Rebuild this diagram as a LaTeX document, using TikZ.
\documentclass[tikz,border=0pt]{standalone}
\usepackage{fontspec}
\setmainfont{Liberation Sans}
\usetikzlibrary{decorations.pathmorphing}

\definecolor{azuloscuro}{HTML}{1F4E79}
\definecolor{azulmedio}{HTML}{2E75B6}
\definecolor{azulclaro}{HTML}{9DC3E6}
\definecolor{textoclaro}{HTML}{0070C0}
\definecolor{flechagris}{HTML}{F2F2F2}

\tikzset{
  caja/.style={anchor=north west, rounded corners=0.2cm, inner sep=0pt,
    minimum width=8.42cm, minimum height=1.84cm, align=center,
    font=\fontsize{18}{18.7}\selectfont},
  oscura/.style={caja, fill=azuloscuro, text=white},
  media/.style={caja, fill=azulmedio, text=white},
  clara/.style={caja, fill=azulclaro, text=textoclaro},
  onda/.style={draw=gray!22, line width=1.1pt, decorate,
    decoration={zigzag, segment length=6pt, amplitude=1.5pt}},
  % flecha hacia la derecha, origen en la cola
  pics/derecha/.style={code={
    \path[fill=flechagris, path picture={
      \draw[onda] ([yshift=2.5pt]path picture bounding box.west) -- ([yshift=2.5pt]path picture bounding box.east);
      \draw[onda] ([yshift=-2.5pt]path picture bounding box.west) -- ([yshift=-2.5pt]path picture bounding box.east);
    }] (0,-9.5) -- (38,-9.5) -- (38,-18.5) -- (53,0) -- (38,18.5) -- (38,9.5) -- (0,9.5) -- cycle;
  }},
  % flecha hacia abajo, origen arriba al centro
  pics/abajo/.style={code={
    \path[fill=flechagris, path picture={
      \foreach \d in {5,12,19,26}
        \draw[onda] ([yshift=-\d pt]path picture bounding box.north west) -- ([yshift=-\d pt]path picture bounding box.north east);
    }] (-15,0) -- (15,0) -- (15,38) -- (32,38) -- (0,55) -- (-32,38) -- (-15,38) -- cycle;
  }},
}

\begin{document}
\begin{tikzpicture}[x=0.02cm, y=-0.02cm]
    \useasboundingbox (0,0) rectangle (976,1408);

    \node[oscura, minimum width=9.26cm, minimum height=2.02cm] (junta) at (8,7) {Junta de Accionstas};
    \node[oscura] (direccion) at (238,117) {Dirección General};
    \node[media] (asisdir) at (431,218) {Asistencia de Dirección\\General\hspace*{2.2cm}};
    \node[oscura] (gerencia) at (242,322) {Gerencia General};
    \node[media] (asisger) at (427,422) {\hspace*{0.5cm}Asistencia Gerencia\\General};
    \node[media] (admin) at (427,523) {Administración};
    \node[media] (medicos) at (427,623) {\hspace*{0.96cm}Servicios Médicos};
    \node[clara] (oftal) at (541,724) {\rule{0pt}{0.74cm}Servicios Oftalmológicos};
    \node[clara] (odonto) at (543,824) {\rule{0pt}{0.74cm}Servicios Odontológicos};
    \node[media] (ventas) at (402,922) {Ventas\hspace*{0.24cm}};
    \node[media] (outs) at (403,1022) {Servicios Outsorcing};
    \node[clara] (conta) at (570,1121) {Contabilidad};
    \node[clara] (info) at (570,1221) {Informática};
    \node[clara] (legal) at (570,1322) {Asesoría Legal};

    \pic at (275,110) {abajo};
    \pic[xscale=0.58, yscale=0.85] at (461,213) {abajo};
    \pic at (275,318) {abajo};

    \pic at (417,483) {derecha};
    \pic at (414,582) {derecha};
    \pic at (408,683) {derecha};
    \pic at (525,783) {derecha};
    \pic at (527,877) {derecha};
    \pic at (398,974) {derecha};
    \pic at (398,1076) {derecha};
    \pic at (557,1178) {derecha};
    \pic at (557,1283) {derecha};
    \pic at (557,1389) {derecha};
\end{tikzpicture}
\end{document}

☆ ☆ ☆ ☆ ☆ ☆ ☆

[What to work on]
Reproduce, please, the lines of the material from its first line down to the line containing "(0,0) rectangle (976,1408);", keeping both ends and nothing beyond them.

[Task output]
Rebuild this diagram as a LaTeX document, using TikZ.
\documentclass[tikz,border=0pt]{standalone}
\usepackage{fontspec}
\setmainfont{Liberation Sans}
\usetikzlibrary{decorations.pathmorphing}

\definecolor{azuloscuro}{HTML}{1F4E79}
\definecolor{azulmedio}{HTML}{2E75B6}
\definecolor{azulclaro}{HTML}{9DC3E6}
\definecolor{textoclaro}{HTML}{0070C0}
\definecolor{flechagris}{HTML}{F2F2F2}

\tikzset{
  caja/.style={anchor=north west, rounded corners=0.2cm, inner sep=0pt,
    minimum width=8.42cm, minimum height=1.84cm, align=center,
    font=\fontsize{18}{18.7}\selectfont},
  oscura/.style={caja, fill=azuloscuro, text=white},
  media/.style={caja, fill=azulmedio, text=white},
  clara/.style={caja, fill=azulclaro, text=textoclaro},
  onda/.style={draw=gray!22, line width=1.1pt, decorate,
    decoration={zigzag, segment length=6pt, amplitude=1.5pt}},
  % flecha hacia la derecha, origen en la cola
  pics/derecha/.style={code={
    \path[fill=flechagris, path picture={
      \draw[onda] ([yshift=2.5pt]path picture bounding box.west) -- ([yshift=2.5pt]path picture bounding box.east);
      \draw[onda] ([yshift=-2.5pt]path picture bounding box.west) -- ([yshift=-2.5pt]path picture bounding box.east);
    }] (0,-9.5) -- (38,-9.5) -- (38,-18.5) -- (53,0) -- (38,18.5) -- (38,9.5) -- (0,9.5) -- cycle;
  }},
  % flecha hacia abajo, origen arriba al centro
  pics/abajo/.style={code={
    \path[fill=flechagris, path picture={
      \foreach \d in {5,12,19,26}
        \draw[onda] ([yshift=-\d pt]path picture bounding box.north west) -- ([yshift=-\d pt]path picture bounding box.north east);
    }] (-15,0) -- (15,0) -- (15,38) -- (32,38) -- (0,55) -- (-32,38) -- (-15,38) -- cycle;
  }},
}

\begin{document}
\begin{tikzpicture}[x=0.02cm, y=-0.02cm]
    \useasboundingbox (0,0) rectangle (976,1408);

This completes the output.